Middle East tensions have intensified, raising concerns about energy supply disruptions and stronger inflation. U.S. inflation data has become the key focus for investors, as persistent inflation could force the Federal Reserve to keep rates elevated or even reconsider rate hikes later this year.

Key areas of market focus include:

  • U.S. PPI and upcoming inflation data
  • Federal Reserve commentary on the rate path
  • Whether Middle East tensions continue to push oil prices higher
  • U.S. dollar and real Treasury yield movements

Overall, gold still retains its safe-haven role, but in the short term, higher-rate expectations are limiting upside momentum.

2. Price Performance

International Gold

  • Spot Gold (XAU/USD): around $4,080/oz
  • Intraday low: around $4,022/oz
  • U.S. gold futures: around $4,099/oz

After breaking several short-term technical support levels, market sentiment has weakened noticeably. Some technical analysts see the $4,000/oz area as the next key support zone if gold fails to regain lost momentum.

Domestic Gold Market

Based on international gold prices and the RMB exchange rate, China's domestic benchmark gold price is estimated around 930–960 CNY/g. Retail jewelry prices remain at a significant premium. Public quotation data shows that Zhou Liufu listed gold jewelry at 1,233 CNY/g on June 11.

3. Industry Highlights

China Retail Gold Prices Pull Back From High Levels

As international gold prices corrected sharply from previous highs, Chinese retail gold prices also showed signs of decline. However, due to processing fees, brand premiums and inventory pricing lags, retail jewelry prices remain well above benchmark gold prices.

Market characteristics:

  • Investment-bar demand remains steadier than jewelry consumption
  • Consumers are more cautious at elevated price levels
  • Some investors are watching for phased buying opportunities after the pullback
  • Retail FOMO has cooled, with buyers waiting for clearer support levels

Central Bank Gold Buying Resumes

World Gold Council data showed that global central banks resumed net gold purchases in April, buying around 19 tonnes after net selling in March. Earlier, central bank demand reached roughly 244 tonnes in Q1 2026, indicating that official-sector demand for gold remains structurally resilient.

4. Key Data to Watch

Indicator Level Market Interpretation
Spot Gold XAU/USD ~$4,080/oz Stabilizing near six-month lows
Intraday Low ~$4,022/oz Near the key $4,000 psychological support
U.S. Gold Futures ~$4,099/oz Futures market also under pressure
China Benchmark Gold ~930–960 CNY/g Lower due to international price correction
China Retail Gold Above ~1,200 CNY/g Brand premium remains elevated

5. Market Drivers

1. Renewed Inflation Pressure

Middle East tensions have lifted energy prices, raising concerns that inflation could accelerate again. If upcoming PPI and CPI readings remain strong, gold may continue facing pressure from higher rate expectations.

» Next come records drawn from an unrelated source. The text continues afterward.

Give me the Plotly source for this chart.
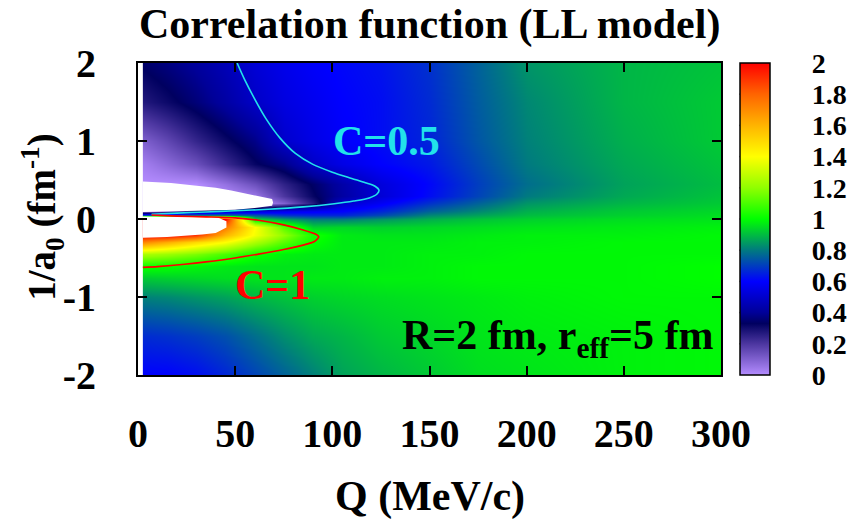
import plotly.graph_objects as go

# ---------------- data ----------------
Q_nodes = [2, 15, 30, 45, 60, 75, 90, 105, 125, 150, 175, 200, 250, 300]
inv_a0_nodes = [-2.0, -1.5, -1.0, -0.75, -0.6, -0.45, -0.3, -0.2, -0.1, 0.0,
                0.05, 0.1, 0.2, 0.3, 0.45, 0.7, 1.0, 1.5, 2.0]

# correlation function C(Q, 1/a0); one row per 1/a0 node (bottom -> top)
C_rows = [
    [0.60, 0.60, 0.62, 0.66, 0.71, 0.76, 0.81, 0.86, 0.89, 0.92, 0.95, 0.96, 0.98, 0.99],  # -2.0
    [0.67, 0.68, 0.70, 0.73, 0.78, 0.83, 0.87, 0.89, 0.92, 0.94, 0.96, 0.97, 0.98, 0.99],  # -1.5
    [0.81, 0.82, 0.84, 0.86, 0.89, 0.91, 0.93, 0.94, 0.95, 0.96, 0.97, 0.98, 0.99, 0.99],  # -1.0
    [0.92, 0.93, 0.94, 0.95, 0.96, 0.96, 0.97, 0.97, 0.98, 0.98, 0.99, 0.99, 0.99, 1.00],  # -0.75
    [1.02, 1.01, 0.99, 0.97, 0.96, 0.96, 0.96, 0.97, 0.97, 0.98, 0.99, 0.99, 0.99, 1.00],  # -0.6
    [1.25, 1.22, 1.17, 1.10, 1.02, 0.98, 0.97, 0.97, 0.97, 0.98, 0.98, 0.99, 0.99, 0.99],  # -0.45
    [1.72, 1.62, 1.50, 1.40, 1.25, 1.12, 1.01, 0.97, 0.97, 0.97, 0.98, 0.98, 0.99, 0.99],  # -0.3
    [2.00, 2.00, 1.90, 1.60, 1.38, 1.20, 1.03, 0.97, 0.96, 0.96, 0.97, 0.98, 0.98, 0.99],  # -0.2
    [2.00, 2.00, 2.00, 1.75, 1.40, 1.12, 0.93, 0.94, 0.93, 0.94, 0.95, 0.96, 0.97, 0.98],  # -0.1
    [2.00, 2.00, 2.00, 2.00, 0.95, 0.86, 0.80, 0.80, 0.84, 0.88, 0.91, 0.93, 0.95, 0.96],  # 0.0
    [0.72, 0.76, 0.80, 0.80, 0.74, 0.68, 0.66, 0.66, 0.72, 0.82, 0.86, 0.90, 0.93, 0.95],  # 0.05
    [0.00, 0.10, 0.30, 0.45, 0.52, 0.56, 0.58, 0.60, 0.66, 0.76, 0.82, 0.88, 0.92, 0.94],  # 0.1
    [0.00, 0.00, 0.00, 0.00, 0.00, 0.10, 0.27, 0.50, 0.58, 0.68, 0.76, 0.84, 0.89, 0.92],  # 0.2
    [0.00, 0.00, 0.00, 0.00, 0.05, 0.20, 0.32, 0.42, 0.52, 0.62, 0.71, 0.80, 0.87, 0.91],  # 0.3
    [0.00, 0.00, 0.00, 0.06, 0.14, 0.25, 0.34, 0.43, 0.53, 0.61, 0.70, 0.78, 0.86, 0.90],  # 0.45
    [0.03, 0.08, 0.14, 0.23, 0.32, 0.38, 0.49, 0.55, 0.60, 0.64, 0.72, 0.80, 0.87, 0.91],  # 0.7
    [0.10, 0.16, 0.24, 0.31, 0.38, 0.50, 0.55, 0.59, 0.62, 0.66, 0.74, 0.81, 0.88, 0.92],  # 1.0
    [0.27, 0.31, 0.36, 0.42, 0.49, 0.54, 0.57, 0.60, 0.62, 0.67, 0.75, 0.82, 0.89, 0.92],  # 1.5
    [0.34, 0.37, 0.41, 0.46, 0.52, 0.56, 0.59, 0.61, 0.63, 0.68, 0.76, 0.84, 0.89, 0.91],  # 2.0
]

# contour C = 0.5 (cyan)
c05_Q = [51, 55, 60, 66, 73, 81, 90, 100, 110, 117, 122, 124, 123, 119, 111, 101, 85, 67, 50, 35, 20, 7]
c05_y = [2.0, 1.78, 1.54, 1.28, 1.04, 0.84, 0.70, 0.60, 0.52, 0.465, 0.42, 0.37, 0.32, 0.27,
         0.23, 0.195, 0.155, 0.125, 0.105, 0.09, 0.075, 0.06]
# contour C = 1 (red)
c1_Q = [7, 20, 35, 50, 62, 75, 85, 91, 93, 91, 85, 75, 62, 50, 35, 24, 10, 2.5]
c1_y = [0.052, 0.037, 0.027, 0.015, -0.015, -0.075, -0.14, -0.19, -0.23, -0.285, -0.335,
        -0.39, -0.45, -0.50, -0.55, -0.58, -0.61, -0.62]

# regions outside the colour range (C < 0 above, C > 2 below) left white
neg_Q = [2.5, 17, 29, 40, 48, 55, 62, 69, 69.5, 69, 60, 50, 36, 20, 2.5]
neg_y = [0.48, 0.46, 0.43, 0.40, 0.365, 0.33, 0.29, 0.255, 0.21, 0.17, 0.14, 0.117, 0.11, 0.10, 0.09]
big_Q = [2.5, 20, 35, 41, 45.5, 45.5, 40, 33, 24, 15, 2.5]
big_y = [0.032, 0.03, 0.025, 0.018, -0.03, -0.11, -0.18, -0.20, -0.215, -0.23, -0.24]
strip_Q = [0, 2.5, 2.5, 0]
strip_y = [-2, -2, 2, 2]

x_ticks = [0, 50, 100, 150, 200, 250, 300]
y_ticks = [-2, -1, 0, 1, 2]
y_ticklabels = ["-2", "-1", "0", "1", "2"]
cbar_ticks = [0, 0.2, 0.4, 0.6, 0.8, 1.0, 1.2, 1.4, 1.6, 1.8, 2.0]

# ---------------- styling ----------------
FONT = "Liberation Serif, Times New Roman, serif"
CYAN = "#22e2ea"
RED = "#ff0000"

colorscale = [
    [0.00, "#b48cff"], [0.10, "#4c36a0"], [0.165, "#000060"], [0.20, "#000098"],
    [0.30, "#0000ff"], [0.40, "#007a80"], [0.50, "#00ff00"], [0.60, "#90ff00"],
    [0.70, "#ffff00"], [0.80, "#ffb400"], [0.90, "#ff6400"], [1.00, "#ff0000"],
]

CB_X = 1.032   # colour bar left edge (paper units)
CB_W = 30      # colour bar thickness (px)
PLOT_W = 585

fig = go.Figure()

fig.add_trace(go.Heatmap(
    x=Q_nodes, y=inv_a0_nodes, z=C_rows, zmin=0, zmax=2, zsmooth="best",
    colorscale=colorscale, hoverinfo="skip",
    colorbar=dict(
        x=CB_X, xanchor="left", xpad=0, ypad=0, y=0.5, yanchor="middle",
        len=1, lenmode="fraction", thickness=CB_W, thicknessmode="pixels",
        outlinecolor="black", outlinewidth=1.5,
        tickmode="array", tickvals=cbar_ticks,
        ticktext=[("%g" % v) for v in cbar_ticks],
        ticks="outside", ticklen=36, tickcolor="rgba(255,255,255,0)",
        tickfont=dict(family=FONT, size=28, color="black", weight="bold"),
    ),
))

for qx, yy in ((neg_Q, neg_y), (big_Q, big_y), (strip_Q, strip_y)):
    fig.add_trace(go.Scatter(x=qx, y=yy, mode="lines", fill="toself",
                             fillcolor="white", line=dict(width=0, color="white"),
                             hoverinfo="skip", showlegend=False))

fig.add_trace(go.Scatter(x=c05_Q, y=c05_y, mode="lines",
                         line=dict(color=CYAN, width=1.6, shape="spline", smoothing=0.8),
                         hoverinfo="skip", showlegend=False))
fig.add_trace(go.Scatter(x=c1_Q, y=c1_y, mode="lines",
                         line=dict(color=RED, width=1.6, shape="spline", smoothing=0.6),
                         hoverinfo="skip", showlegend=False))

axis_common = dict(
    showline=True, linecolor="black", linewidth=2, mirror="ticks",
    ticks="inside", ticklen=9, tickwidth=1.5, tickcolor="black",
    showgrid=False, zeroline=False,
    tickfont=dict(family=FONT, size=40, color="black", weight="bold"),
)
fig.update_xaxes(range=[0, 300], tickmode="array", tickvals=x_ticks,
                 ticklabelstandoff=22, **axis_common)
fig.update_yaxes(range=[-2, 2], tickmode="array", tickvals=y_ticks,
                 ticktext=y_ticklabels, ticklabelstandoff=32, **axis_common)

# colour-bar tick marks drawn inside on both edges (gnuplot style)
shapes = []
cb_left = CB_X
cb_right = CB_X + CB_W / PLOT_W
tl = 6 / PLOT_W
for v in cbar_ticks[1:-1]:
    yy = v / 2.0
    shapes.append(dict(type="line", xref="paper", yref="paper", x0=cb_left, x1=cb_left + tl,
                       y0=yy, y1=yy, line=dict(color="black", width=1.5)))
    shapes.append(dict(type="line", xref="paper", yref="paper", x0=cb_right - tl, x1=cb_right,
                       y0=yy, y1=yy, line=dict(color="black", width=1.5)))

bold = dict(family=FONT, size=42, color="black", weight="bold")
annotations = [
    dict(text="Correlation function (LL model)", xref="paper", yref="paper",
         x=0.5, y=1.125, xanchor="center", yanchor="middle", showarrow=False, font=bold),
    dict(text="Q (MeV/c)", xref="paper", yref="paper", x=0.5, y=-0.39,
         xanchor="center", yanchor="middle", showarrow=False, font=bold),
    dict(text="1/a<sub>0</sub> (fm<sup>-1</sup>)", xref="paper", yref="paper",
         x=-0.164, y=0.505, xanchor="center", yanchor="middle", textangle=-90,
         showarrow=False, font=dict(bold, size=39)),
    dict(text="C=0.5", x=128, y=1.0, xref="x", yref="y", showarrow=False,
         xanchor="center", yanchor="middle", font=dict(bold, color=CYAN)),
    dict(text="C=1", x=69, y=-0.85, xref="x", yref="y", showarrow=False,
         xanchor="center", yanchor="middle", font=dict(bold, color=RED)),
    dict(text="R=2 fm, r<sub>eff</sub>=5 fm", x=297, y=-1.52, xref="x", yref="y",
         showarrow=False, xanchor="right", yanchor="middle", font=bold),
]

fig.update_layout(
    width=860, height=523, autosize=False,
    margin=dict(l=138, r=137, t=63, b=148, pad=0),
    paper_bgcolor="white", plot_bgcolor="white",
    shapes=shapes, annotations=annotations, showlegend=False,
)

fig.write_html("out.html")
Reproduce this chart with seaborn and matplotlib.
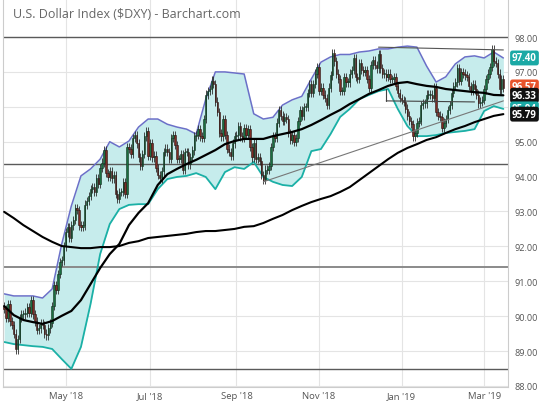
import numpy as np
import pandas as pd
import seaborn as sns
import matplotlib
matplotlib.use("Agg")
import matplotlib.pyplot as plt
import matplotlib.transforms as mtransforms

# daily closes of $DXY, one list per month (trading days)
mar18 = [90.20, 89.95, 90.35, 89.85, 89.75, 89.50, 89.05, 89.35, 89.95, 90.05, 90.05]
apr18 = [90.10, 90.25, 90.10, 90.45, 90.05, 89.85, 89.60, 89.65, 89.80, 89.75, 89.50,
         89.45, 89.65, 89.80, 90.30, 90.90, 90.75, 91.20, 91.55, 91.60, 92.00]
may18 = [92.40, 92.55, 92.25, 92.60, 92.75, 93.10, 93.05, 92.60, 92.55, 92.60, 93.20, 93.30,
         93.45, 93.65, 93.70, 93.55, 93.95, 93.80, 94.25, 94.40, 94.75, 94.10, 94.00]
jun18 = [94.15, 93.95, 94.05, 93.50, 93.35, 93.55, 93.55, 93.85, 93.50, 94.85, 94.80,
         94.65, 95.10, 95.20, 94.95, 94.55, 94.30, 94.65, 95.15, 95.30, 94.60]
jul18 = [94.95, 94.55, 94.60, 94.25, 94.05, 93.95, 94.15, 94.70, 94.80, 94.70, 94.50,
         95.10, 95.20, 94.90, 94.50, 94.50, 94.65, 94.20, 94.70, 94.70, 94.35, 94.55]
aug18 = [94.75, 95.15, 95.20, 95.35, 95.15, 95.10, 95.65, 96.35, 96.45, 96.50, 96.75, 96.65,
         96.15, 95.85, 95.25, 95.15, 95.65, 95.20, 94.80, 94.70, 94.60, 94.95, 95.15]
sep18 = [95.20, 95.45, 95.15, 95.10, 95.40, 95.20, 95.35, 94.85, 94.55, 94.95,
         94.50, 94.55, 94.45, 94.05, 93.90, 94.20, 94.20, 94.30, 94.85, 95.15]
oct18 = [95.10, 95.55, 95.90, 95.75, 95.60, 95.70, 95.65, 95.25, 95.05, 95.20, 95.00, 95.10,
         95.60, 95.90, 95.75, 96.00, 96.00, 96.40, 96.65, 96.40, 96.65, 96.95, 97.15]
nov18 = [96.45, 96.55, 96.35, 96.25, 96.05, 96.55, 96.90, 97.55, 97.30, 96.95, 96.80,
         96.45, 96.45, 96.85, 96.70, 96.70, 96.95, 97.05, 97.40, 96.85, 96.80, 97.25]
dec18 = [97.05, 97.00, 97.05, 96.80, 96.55, 97.20, 97.35, 97.20, 97.10, 97.50, 97.10,
         96.95, 96.95, 96.85, 96.95, 96.80, 96.80, 96.85, 96.60, 96.40, 96.25]
jan19 = [96.20, 96.15, 95.95, 95.75, 95.60, 95.50, 95.15, 95.25, 95.55, 95.60, 96.05, 96.10,
         96.10, 96.35, 96.35, 96.35, 96.25, 96.55, 95.85, 95.75, 95.70, 95.40, 95.55]
feb19 = [95.65, 95.90, 96.05, 96.40, 96.60, 96.70, 97.10, 96.75, 97.00, 96.95,
         96.90, 96.85, 96.60, 96.45, 96.65, 96.50, 96.35, 96.10, 96.15, 96.20]
mar19 = [96.50, 96.80, 96.95, 97.15, 97.65, 97.30, 97.25, 96.95, 96.50, 96.80, 96.55]
first_open = 90.30

# indicator values read every 5th trading day
upper_band = [90.64, 90.58, 90.58, 90.58, 90.52, 90.78, 92.07, 93.16, 94.02, 94.22, 94.50,
              95.00, 94.85, 95.02, 95.42, 95.65, 95.65, 95.50, 95.42, 95.36, 95.22, 96.22,
              97.00, 97.00, 96.97, 96.94, 95.80, 95.65, 95.70, 96.05, 96.20, 96.30, 96.80,
              97.28, 97.43, 97.50, 97.50, 97.57, 97.60, 97.66, 97.66, 97.71, 97.74, 97.71,
              97.17, 96.71, 96.86, 97.23, 97.43, 97.46, 97.40, 97.57, 97.40]
lower_band = [89.26, 89.20, 89.17, 89.14, 89.12, 89.06, 88.77, 88.49, 89.12, 90.35, 91.78,
              92.64, 93.07, 93.19, 93.21, 93.21, 93.64, 93.93, 93.99, 94.02, 94.10, 93.99,
              93.64, 94.13, 94.27, 94.22, 94.42, 93.99, 93.85, 93.76, 93.73, 93.99, 94.73,
              94.79, 95.22, 95.71, 95.94, 96.22, 96.34, 96.45, 96.51, 95.94, 95.45, 95.16,
              95.16, 95.19, 95.25, 95.28, 95.31, 95.36, 95.88, 96.02, 95.94]
ma50 = [90.29, 90.03, 89.89, 89.83, 89.78, 89.86, 90.01, 90.15, 90.46, 90.92, 91.38,
        91.78, 92.07, 92.61, 92.96, 93.24, 93.76, 94.07, 94.22, 94.36, 94.48, 94.62,
        94.76, 94.93, 95.02, 95.08, 95.08, 95.08, 95.16, 95.22, 95.28, 95.36, 95.48,
        95.62, 95.77, 95.91, 96.08, 96.22, 96.37, 96.48, 96.60, 96.68, 96.71, 96.65,
        96.60, 96.57, 96.51, 96.48, 96.45, 96.42, 96.40, 96.34, 96.33]
ma200 = [92.99, 92.81, 92.61, 92.44, 92.27, 92.13, 92.01, 91.98, 91.95, 91.95, 91.98,
         91.98, 92.01, 92.10, 92.15, 92.24, 92.27, 92.30, 92.33, 92.36, 92.41, 92.44,
         92.44, 92.47, 92.50, 92.56, 92.58, 92.67, 92.79, 92.90, 93.04, 93.16, 93.27,
         93.36, 93.44, 93.56, 93.70, 93.90, 94.10, 94.30, 94.50, 94.68, 94.82, 94.93,
         95.05, 95.13, 95.25, 95.36, 95.45, 95.56, 95.65, 95.74, 95.79]

# levels and drawn trend lines
levels = [98.0, 94.35, 91.4, 88.5]
trend_dates = ["2018-09-21", "2019-03-15"]
trend_vals = [93.85, 96.17]
resist_dates = ["2018-12-14", "2019-03-15"]
resist_vals = [97.71, 97.63]
box_dates = ["2018-12-20", "2019-02-22"]
box_vals = [96.17, 96.14]
box_top = 96.51

# last values shown in the price tags
tags = [("97.40", 97.40, "#1aa9a5"), ("96.57", 96.57, "#e8532b"),
        ("96.33", 96.33, "#111111"), ("95.94", 95.94, "#1aa9a5"),
        ("95.79", 95.79, "#111111")]

sns.set_theme(style="white")
plt.rcParams['font.family'] = ['Open Sans', 'DejaVu Sans']

days = pd.bdate_range("2018-03-16", "2019-03-15")
closes = np.array(mar18 + apr18 + may18 + jun18 + jul18 + aug18 + sep18 + oct18
                  + nov18 + dec18 + jan19 + feb19 + mar19)
n = len(closes)
days = days[:n]
pos = np.arange(n)
opens = np.concatenate([[first_open], closes[:-1]])

sample_pos = pos[::5]
ind = pd.DataFrame({"pos": sample_pos, "upper": upper_band, "lower": lower_band,
                    "ma50": ma50, "ma200": ma200})

fig = plt.figure(figsize=(5.4, 4.1), dpi=100)
ax = fig.add_axes([3 / 540, 22 / 410, 505 / 540, 388 / 410])

ax.fill_between(ind["pos"], ind["lower"], ind["upper"], color="#c6ecec", lw=0, zorder=1)
sns.lineplot(data=ind, x="pos", y="upper", ax=ax, color="#6b70c8", lw=1.1, zorder=2)
sns.lineplot(data=ind, x="pos", y="lower", ax=ax, color="#1bb0a6", lw=1.3, zorder=2)

for lv in levels:
    c = "#8a8a8a" if lv == 91.4 else "#5a5a5a"
    ax.axhline(lv, color=c, lw=1.4 if lv == 91.4 else 1.0, zorder=1.5)

# candles
wick = 0.12
up = closes >= opens
hi = np.maximum(opens, closes)
lo = np.minimum(opens, closes)
ax.vlines(pos, lo - wick, hi + wick, color="#2b2b2b", lw=0.6, zorder=3)
body = np.maximum(hi - lo, 0.03)
ax.bar(pos[up], body[up], bottom=lo[up], width=0.7, color="#1a6e40",
       edgecolor="#10301e", lw=0.4, zorder=4)
ax.bar(pos[~up], body[~up], bottom=lo[~up], width=0.7, color="#7d2c25",
       edgecolor="#2a1512", lw=0.4, zorder=4)

sns.lineplot(data=ind, x="pos", y="ma50", ax=ax, color="black", lw=1.6, zorder=5)
sns.lineplot(data=ind, x="pos", y="ma200", ax=ax, color="black", lw=1.5, zorder=5)

def to_pos(ds):
    return [days.get_loc(pd.Timestamp(d)) for d in ds]

ax.plot(to_pos(trend_dates), trend_vals, color="#777777", lw=0.8, zorder=5)
ax.plot(to_pos(resist_dates), resist_vals, color="#555555", lw=0.8, zorder=5)
bp = to_pos(box_dates)
ax.plot(bp, box_vals, color="#444444", lw=0.8, zorder=5)
ax.plot([bp[0], bp[0]], [box_vals[0], box_top], color="#444444", lw=0.8, zorder=5)

ax.set_xlim(-0.6, -0.6 + 505 / 1.92)
ax.set_ylim(87.97, 99.09)

months = ["2018-05", "2018-07", "2018-09", "2018-11", "2019-01", "2019-03"]
ym = days.strftime("%Y-%m")
mt = [int(np.argmax(ym == m)) for m in months]
ax.set_xticks(mt)
ax.set_xticklabels([days[i].strftime("%b '%y") for i in mt])
ax.set_yticks(range(88, 99))
ax.set_yticklabels([f"{v:.2f}" for v in range(88, 99)])
ax.yaxis.tick_right()
ax.tick_params(axis="y", length=0, pad=5, labelsize=6.6, labelcolor="#555555")
ax.tick_params(axis="x", length=0, pad=3, labelsize=6.8, labelcolor="#555555")
ax.grid(True, color="#e4e4e4", lw=0.8)
ax.set_axisbelow(True)
ax.set_xlabel("")
ax.set_ylabel("")
for s in ["left", "bottom", "right"]:
    ax.spines[s].set_color("#cccccc")
    ax.spines[s].set_linewidth(0.8)
ax.spines["top"].set_visible(False)

ax.text(10 / 505, 1 - 14 / 388, "U.S. Dollar Index ($DXY) - Barchart.com",
        transform=ax.transAxes, ha="left", va="center", fontsize=9, color="#666666")

trans = mtransforms.blended_transform_factory(ax.transAxes, ax.transData)
for txt, val, col in tags:
    ax.text(1.008, val, txt, transform=trans, ha="left", va="center", fontsize=7,
            fontweight="bold", color="white", zorder=10, clip_on=False,
            bbox=dict(boxstyle="round,pad=0.2,rounding_size=0.25", fc=col, ec="none"))

fig.savefig("out.png", dpi=100)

2. Rising Fed Rate-Hike Expectations

Unlike the earlier rate-cut trade, markets are now reassessing the possibility of higher-for-longer rates or even rate hikes later this year. Higher real yields increase the opportunity cost of holding gold.

3. Geopolitical Risk Still Provides Downside Support

Although rate expectations are weighing on gold, Middle East conflict, energy supply risks and broader financial-market volatility continue to limit downside pressure.

6. Outlook

Gold's technical structure has weakened:

  • Resistance: $4,150–$4,200
  • Key resistance: $4,250–$4,300
  • Support: $4,000–$4,020
  • If $4,000 breaks: possible test of $3,950–$3,980

In the short term, whether gold can hold the $4,000/oz level is critical. If U.S. inflation remains hotter than expected and both the dollar and Treasury yields strengthen, gold's rebound may remain limited. Conversely, softer PPI data or easing Middle East tensions could allow for a technical recovery after the recent selloff.